Ethnic Voting Behavior of Taiwan's Indigenous Electorate: A Case Study of the 2012 Mountain Indigenous Legislators Election
One of the characteristics of indigenous politics in Taiwan is that groups with a larger population usually control more political resources. It has always been the case that Taiwan's indigenous legislators usually come from the plain dwelling Amis and mountain dwelling Atayal and Paiwan. The explanation for this phenomenon is that indigenous people have a tendency toward ethnic voting. This argument is empirically based on election results. However, using aggregate level data to make inferences about individual voters' voting behavior might give rise to a problem of ecological fallacy.

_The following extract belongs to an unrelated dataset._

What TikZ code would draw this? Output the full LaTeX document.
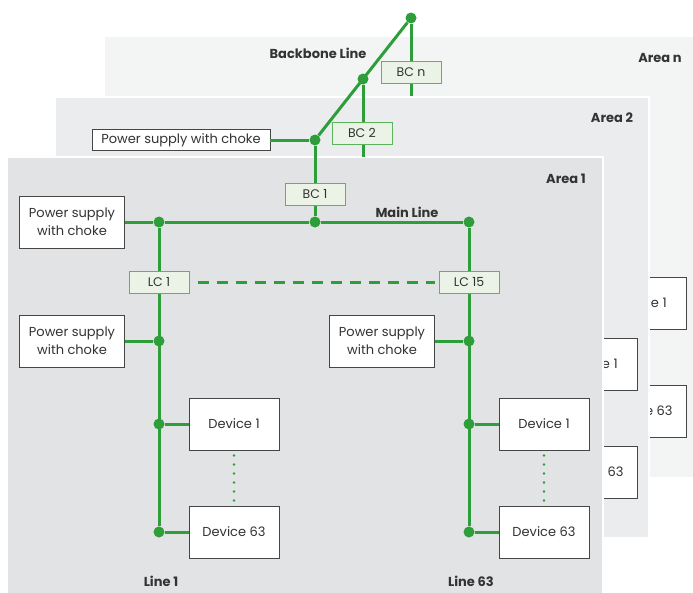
\documentclass[tikz,border=0pt]{standalone}
\usepackage{fontspec}
\setmainfont{Poppins}
\usepackage{tikz}
\usetikzlibrary{positioning}
\definecolor{busgreen}{RGB}{46,158,58}
\definecolor{cplfill}{RGB}{234,243,230}
\definecolor{cpledge}{RGB}{92,180,92}
\definecolor{txt}{RGB}{51,51,51}
\definecolor{boxedge}{RGB}{70,70,70}
\definecolor{AreaN}{RGB}{243,244,244}
\definecolor{AreaT}{RGB}{235,236,237}
\definecolor{AreaO}{RGB}{226,227,229}
\newcommand{\areapanel}[5]{
\filldraw[fill=#1, draw=white, line width=2pt] (#2,#3) rectangle (#4,#5);
}
\newcommand{\ghostdevices}[3]{
\node[devbox] (#1a) at (544+#2,424-#3) {Device 1};
\node[devbox] (#1b) at (544+#2,532-#3) {Device 63};
}
\tikzset{
  bus/.style={draw=busgreen, line width=3pt},
  junction/.style={circle, fill=busgreen, inner sep=0pt, minimum size=11pt},
  coupler/.style={draw=cpledge, fill=cplfill, line width=1pt, minimum width=60pt,
    minimum height=22pt, inner sep=0pt, text=txt, font=\fontsize{12.5}{14}\selectfont},
  psbox/.style={draw=boxedge, fill=white, line width=0.9pt, minimum width=105pt,
    minimum height=52pt, inner sep=0pt, align=center, text=txt,
    font=\fontsize{13}{18}\selectfont},
  devbox/.style={psbox, minimum width=90pt},
  tag/.style={text=txt, font=\fontsize{13}{14}\selectfont\bfseries},
}
\begin{document}
\begin{tikzpicture}[x=1pt,y=-1pt]
\useasboundingbox (0,0) rectangle (693,592);
% area n
\areapanel{AreaN}{104}{36}{700}{478}
\ghostdevices{dn}{97}{121}
\node[tag] (arean) at (660,58) {Area n};
% area 2
\areapanel{AreaT}{55}{97}{649}{538}
\ghostdevices{dt}{48}{60}
\node[tag] (areat) at (612,118) {Area 2};
% area 1
\areapanel{AreaO}{7}{157}{603}{600}
\node[tag] (areao) at (566,179) {Area 1};
\node[tag] (backbone) at (318,53) {Backbone Line};
\node[tag] (mainline) at (407,212) {Main Line};
\node[tag] (lineone) at (161,581) {Line 1};
\node[tag] (linesixtythree) at (471,581) {Line 63};

% backbone
\node[junction] (bbn) at (411,18) {};
\node[junction] (bbt) at (363,79) {};
\node[junction] (bbo) at (315,140) {};
\coordinate (endn) at (411,96);
\coordinate (endt) at (363,157);
\draw[bus] (bbn) -- (bbo);
\draw[bus] (bbn) -- (endn);
\draw[bus] (bbt) -- (endt);
\node[coupler] (bcn) at (411,72) {BC n};
\node[coupler] (bct) at (362,133) {BC 2};
\node[psbox, minimum width=178pt, minimum height=21pt] (pstop) at (181,140) {Power supply with choke};
\draw[bus] (pstop) -- (bbo);

% main line
\node[psbox] (psmain) at (72,222) {Power supply\\with choke};
\node[junction] (mleft) at (159,222) {};
\node[junction] (mmid) at (315,222) {};
\node[junction] (mright) at (469,222) {};
\draw[bus] (psmain) -- (mleft) -- (mmid) -- (mright);
\draw[bus] (bbo) -- (mmid);
\node[coupler] (bco) at (315,194) {BC 1};

% line 1
\node[psbox] (psleft) at (72,341) {Power supply\\with choke};
\node[devbox] (devla) at (234,424) {Device 1};
\node[devbox] (devlb) at (234,532) {Device 63};
\node[junction] (lps) at (159,341) {};
\node[junction] (lda) at (159,424) {};
\node[junction] (ldb) at (159,532) {};
\draw[bus] (mleft) -- (ldb);
\draw[bus] (psleft) -- (lps);
\draw[bus] (lda) -- (devla);
\draw[bus] (ldb) -- (devlb);
\node[coupler] (lcone) at (159,282) {LC 1};

% line 63
\node[psbox] (psright) at (382,341) {Power supply\\with choke};
\node[devbox] (devra) at (544,424) {Device 1};
\node[devbox] (devrb) at (544,532) {Device 63};
\node[junction] (rps) at (469,341) {};
\node[junction] (rda) at (469,424) {};
\node[junction] (rdb) at (469,532) {};
\draw[bus] (mright) -- (rdb);
\draw[bus] (psright) -- (rps);
\draw[bus] (rda) -- (devra);
\draw[bus] (rdb) -- (devrb);
\node[coupler] (lcft) at (469,282) {LC 15};

% couplers between lines, devices in between
\draw[busgreen, line width=3pt, dash pattern=on 11pt off 8pt] ([xshift=8pt]lcone.east) -- ([xshift=-4pt]lcft.west);
\foreach \d in {l,r}{
  \draw[busgreen, line width=2.6pt, line cap=round, dash pattern=on 0pt off 9pt]
    ([yshift=-5pt]dev\d a.south) -- ([yshift=5pt]dev\d b.north);
}
\end{tikzpicture}
\end{document}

Therefore, this study explores the indigenous people's voting behavior by using data from the 2013 Indigenous Political Behaviors and Attitudes Survey. The model indicates that mountain indigenous people had a tendency toward ethnic voting in the 2012 Legislators Election, and the pan-Atayal were more willing to vote for the candidates from their ethnic group than for candidates from the Paiwan. This phenomenon makes us understand that a given candidate has an "inner territory" which consists of his/her hometown and nearby townships, and this is one substantial feature of ethnic voting behavior for indigenous electoral politics. For other indigenous voters who are neither Paiwan nor pan-Atayal, party identification is the key factor having impact on their voting participation.